The Supreme Council of Magistracy selected its final national and international Khmer Rouge tribunal appointees as planned on Thursday morning, and sent the confidential list to King Norodom Sihamoni for approval, Justice Minister Ang Vong Vathana said.
“We approved the 13 foreign and 17 Cambodian judges and prosecutors,” he said. “I don’t know whether it is a success or not yet. It will be a success when there is a tribunal,” he added.
Voice of America on Thursday published the names of 18 Cambodian and 12 international court officials on its Web site who it said had been nominated. VOA offered no explanation for the disparity between its reported number of nominated officials and Ang Vong Vathana’s stated number.
The VOA list includes three Cambodian court officials who have been involved in some of the most contentious rulings in Cambodia’s recent history.
Thong Ol, the Phnom Penh Municipal Court investigating judge who questioned Beehive radio owner Mam Sonando before he was charged and jailed for alleged defamation in October, is set to serve as the tribunal’s reserve co-investigating judge, VOA reported.
The charges against Mam Sonando drew strong criticism from human rights groups, who noted that he had not made the offending remarks himself and that they were not defamatory in the first place. Mam Sonando was released from detention in January.
Contacted by telephone, Thong Ol said he was unaware that his name was on the list and declined to comment further.
Military Court Presiding Judge Ney Thol, who presided over the August trial of Sam Rainsy Party lawmaker Cheam Channy, is slated to serve in the tribunal’s pre-trial chambers, VOA reported. It did not say in what capacity he would serve.
Cheam Channy was convicted in August of organizing a so-called illegal armed force and sentenced to seven years in jail for fraud and sedition by Ney Thol.
Announcing the verdict, Ney Thol told the court that Cheam Channy “had seriously affected national defense, national security and damaged the military’s interests.”
The US, the UN, the European Union and the Cambodian Human Rights Action Committee, a coalition of 21 NGOs and international rights organizations, condemned Ney Thol’s ruling.
Cheam Channy was freed in February after being in prison for more than a year.
Asked whether he would serve as an official in the Khmer Rouge tribunal, Ney Thol said he didn’t know anything.
Phnom Penh Municipal Court Judge Ya Sakhon, who in December 2004 sentenced three men to life in prison for plotting to bomb the US and British embassies in Phnom Penh, is slated as a judge in the tribunal’s lower court, VOA reported.
Local Muslims decried the 2004 ruling, calling the proceeding a show trial to appease the US and British governments, while human rights workers said evidence against the three was flimsy.
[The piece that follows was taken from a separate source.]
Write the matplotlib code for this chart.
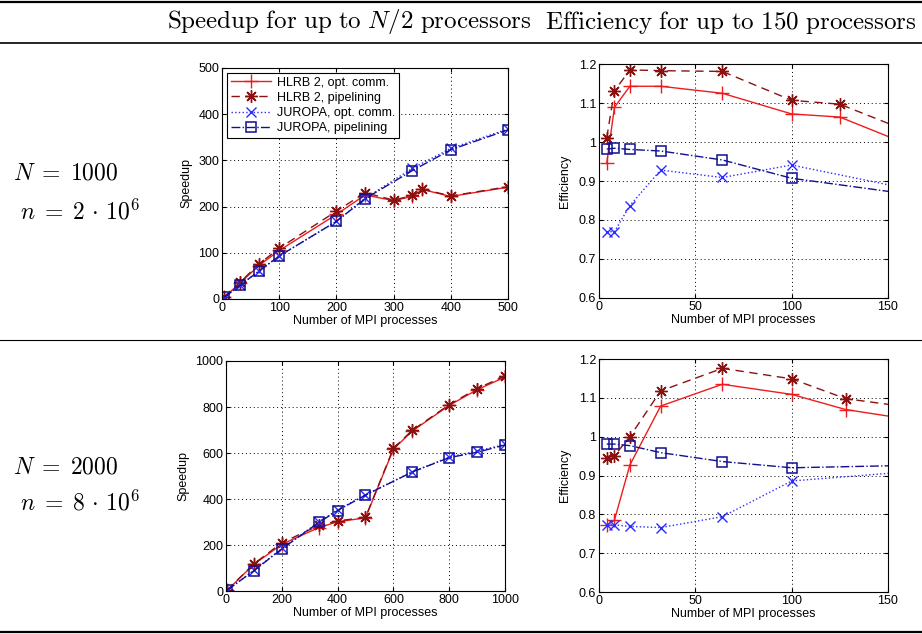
import numpy as np
import matplotlib
matplotlib.use("Agg")
import matplotlib.pyplot as plt
from matplotlib.lines import Line2D

plt.rcParams['font.family'] = ['Liberation Sans', 'DejaVu Sans']
plt.rcParams['mathtext.fontset'] = 'cm'

# ---- N = 1000 : speedup ----
s1_x_hlrb = [4, 32, 64, 100, 200, 250, 300, 333, 350, 400, 500]
s1_hlrb_opt = [4, 35, 72, 105, 183, 225, 213, 222, 237, 222, 242]
s1_hlrb_pipe = [5, 37, 75, 110, 190, 230, 214, 224, 238, 223, 243]
s1_x_jur = [4, 32, 64, 100, 200, 250, 333, 400, 500]
s1_jur_opt = [3, 30, 60, 93, 168, 218, 283, 326, 368]
s1_jur_pipe = [4, 30, 60, 93, 168, 217, 278, 323, 366]

# ---- N = 1000 : efficiency ----
e1_x_hlrb = [4, 8, 16, 32, 64, 100, 125, 200]
e1_hlrb_opt = [0.945, 1.089, 1.143, 1.143, 1.125, 1.072, 1.064, 0.915]
e1_hlrb_pipe = [1.011, 1.131, 1.185, 1.183, 1.181, 1.107, 1.097, 0.95]
e1_x_jur = [4, 8, 16, 32, 64, 100, 200]
e1_jur_opt = [0.77, 0.77, 0.837, 0.928, 0.909, 0.941, 0.84]
e1_jur_pipe = [0.982, 0.984, 0.981, 0.977, 0.954, 0.907, 0.84]

# ---- N = 2000 : speedup ----
s2_x_hlrb = [4, 100, 200, 333, 400, 500, 600, 667, 800, 900, 1000]
s2_hlrb_opt = [3, 116, 203, 276, 301, 318, 616, 695, 807, 875, 930]
s2_hlrb_pipe = [4, 118, 210, 285, 305, 320, 620, 698, 810, 880, 935]
s2_x_jur = [4, 100, 200, 333, 400, 500, 667, 800, 900, 1000]
s2_jur_opt = [3, 90, 185, 300, 353, 418, 518, 582, 609, 637]
s2_jur_pipe = [4, 88, 183, 298, 350, 417, 517, 580, 603, 635]

# ---- N = 2000 : efficiency ----
e2_x_hlrb = [4, 8, 16, 32, 64, 100, 128, 200]
e2_hlrb_opt = [0.773, 0.785, 0.927, 1.079, 1.135, 1.109, 1.070, 1.015]
e2_hlrb_pipe = [0.946, 0.951, 1.0, 1.118, 1.176, 1.149, 1.098, 1.05]
e2_x_jur = [4, 8, 16, 32, 64, 100, 200]
e2_jur_opt = [0.773, 0.773, 0.769, 0.766, 0.794, 0.886, 0.925]
e2_jur_pipe = [0.981, 0.981, 0.977, 0.959, 0.936, 0.920, 0.93]

labels = ['HLRB 2, opt. comm.', 'HLRB 2, pipelining',
          'JUROPA, opt. comm.', 'JUROPA, pipelining']
styles = [dict(color='#ee1c1c', ls='-', marker='+', ms=10, mew=1.0, lw=1.0),
          dict(color='#8b1111', ls=(0, (6, 4)), marker=(8, 2, 0), ms=9,
               mew=1.0, lw=1.0),
          dict(color='#2b2bff', ls=':', marker='x', ms=6.5, mew=1.0, lw=1.0),
          dict(color='#101090', ls='-.', marker='s', ms=7.5, mew=1.1, lw=1.0,
               mfc='none')]


def panel(rect, xh, h1, h2, xj, j1, j2, xlim, ylim, xt, yt, ylab, ytl=None,
          legend=False, lpad=4):
    ax = fig.add_axes(rect)
    ax.plot(xh, h1, label=labels[0], **styles[0])
    ax.plot(xh, h2, label=labels[1], **styles[1])
    ax.plot(xj, j1, label=labels[2], **styles[2])
    ax.plot(xj, j2, label=labels[3], **styles[3])
    ax.set_xlim(xlim)
    ax.set_ylim(ylim)
    ax.set_xticks(xt)
    ax.set_yticks(yt)
    if ytl is not None:
        ax.set_yticklabels(ytl)
    ax.grid(True, ls=(0, (1, 3)), color='black', lw=0.7)
    ax.tick_params(direction='in', top=True, right=True, labelsize=9,
                   length=3, pad=2)
    ax.set_xlabel('Number of MPI processes', fontsize=9, labelpad=1)
    ax.set_ylabel(ylab, fontsize=9, labelpad=lpad)
    for sp in ax.spines.values():
        sp.set_linewidth(0.8)
    if legend:
        leg = ax.legend(loc='upper left', fontsize=9, frameon=True,
                        fancybox=False, edgecolor='black', framealpha=1,
                        handlelength=3.2, borderpad=0.3, labelspacing=0.25,
                        handletextpad=0.5, borderaxespad=0.4)
        leg.get_frame().set_linewidth(0.8)
    return ax


fig = plt.figure(figsize=(9.22, 6.34), dpi=100)

eff_ticks = [0.6, 0.7, 0.8, 0.9, 1.0, 1.1, 1.2]
eff_tl = ['0.6', '0.7', '0.8', '0.9', '1', '1.1', '1.2']

panel([0.2408, 0.5284, 0.3102, 0.3644], s1_x_hlrb, s1_hlrb_opt, s1_hlrb_pipe,
      s1_x_jur, s1_jur_opt, s1_jur_pipe, (0, 500), (0, 500),
      range(0, 501, 100), range(0, 501, 100), 'Speedup', legend=True)
panel([0.6497, 0.530, 0.3134, 0.369], e1_x_hlrb, e1_hlrb_opt, e1_hlrb_pipe,
      e1_x_jur, e1_jur_opt, e1_jur_pipe, (0, 150), (0.6, 1.2),
      [0, 50, 100, 150], eff_ticks, 'Efficiency', eff_tl, lpad=6)
panel([0.2451, 0.0678, 0.3026, 0.3628], s2_x_hlrb, s2_hlrb_opt, s2_hlrb_pipe,
      s2_x_jur, s2_jur_opt, s2_jur_pipe, (0, 1000), (0, 1000),
      range(0, 1001, 200), range(0, 1001, 200), 'Speedup')
panel([0.6497, 0.0662, 0.3134, 0.3675], e2_x_hlrb, e2_hlrb_opt, e2_hlrb_pipe,
      e2_x_jur, e2_jur_opt, e2_jur_pipe, (0, 150), (0.6, 1.2),
      [0, 50, 100, 150], eff_ticks, 'Efficiency', eff_tl, lpad=6)

# table rules
def hrule(ypix, lw):
    y = 1 - ypix / 634
    fig.add_artist(Line2D([0, 1], [y, y], transform=fig.transFigure,
                          color='black', lw=lw))

hrule(2, 1.6)
hrule(43, 1.2)
hrule(340, 0.8)
hrule(632, 1.6)

# header
fig.text(349 / 922, 1 - 22 / 634,
         r'$\mathrm{Speedup\ for\ up\ to\ }N/2\mathrm{\ processors}$',
         ha='center', va='center', fontsize=18)
fig.text(731 / 922, 1 - 22 / 634,
         r'$\mathrm{Efficiency\ for\ up\ to\ 150\ processors}$',
         ha='center', va='center', fontsize=18)

# row labels
fig.text(13 / 922, 1 - 173 / 634, r'$N\;=\;1000$', ha='left', va='center',
         fontsize=17)
fig.text(20 / 922, 1 - 212 / 634, r'$n\;=\;2\,\cdot\,10^6$', ha='left',
         va='center', fontsize=17)
fig.text(13 / 922, 1 - 467 / 634, r'$N\;=\;2000$', ha='left', va='center',
         fontsize=17)
fig.text(20 / 922, 1 - 503 / 634, r'$n\;=\;8\,\cdot\,10^6$', ha='left',
         va='center', fontsize=17)

fig.savefig('out.png', dpi=100)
Tribunal spokesman Reach Sambath would neither confirm nor deny whether the judicial officials named on VOA’s list were those chosen by the Supreme Council of Magistracy. He said the official list would be sent to UN Secretary-General Kofi Annan for notification, though he added that Annan will not have the power to veto any names.
The final, official list of appointed judges and prosecutors is scheduled to be announced to the public at a news conference Wednesday, he added. He said he expected judges to begin their investigations in June and expected trial proceedings to begin in early 2007.
According to a release issued by the Extraordinary Chambers in the Courts of Cambodia, the official name of the Khmer Rouge tribunal, council members were “faced with a challenging task in choosing candidates from among so many highly qualified nominations.”
The release added that all chosen judges have “a history of professionalism, high moral character and familiarity with humanitarian and human rights law.”
But some voiced concern about the possible participation of some of those on the VOA list.
Legal expert Lao Mong Hay said he was particularly disappointed by Ney Thol’s appointment. “He will not enhance the reputation of the Khmer Rouge tribunal,” he said.
Municipal Court Director Chiv Keng said Wednesday that Cambodian judges follow a code of conduct and will act professionally during the tribunal.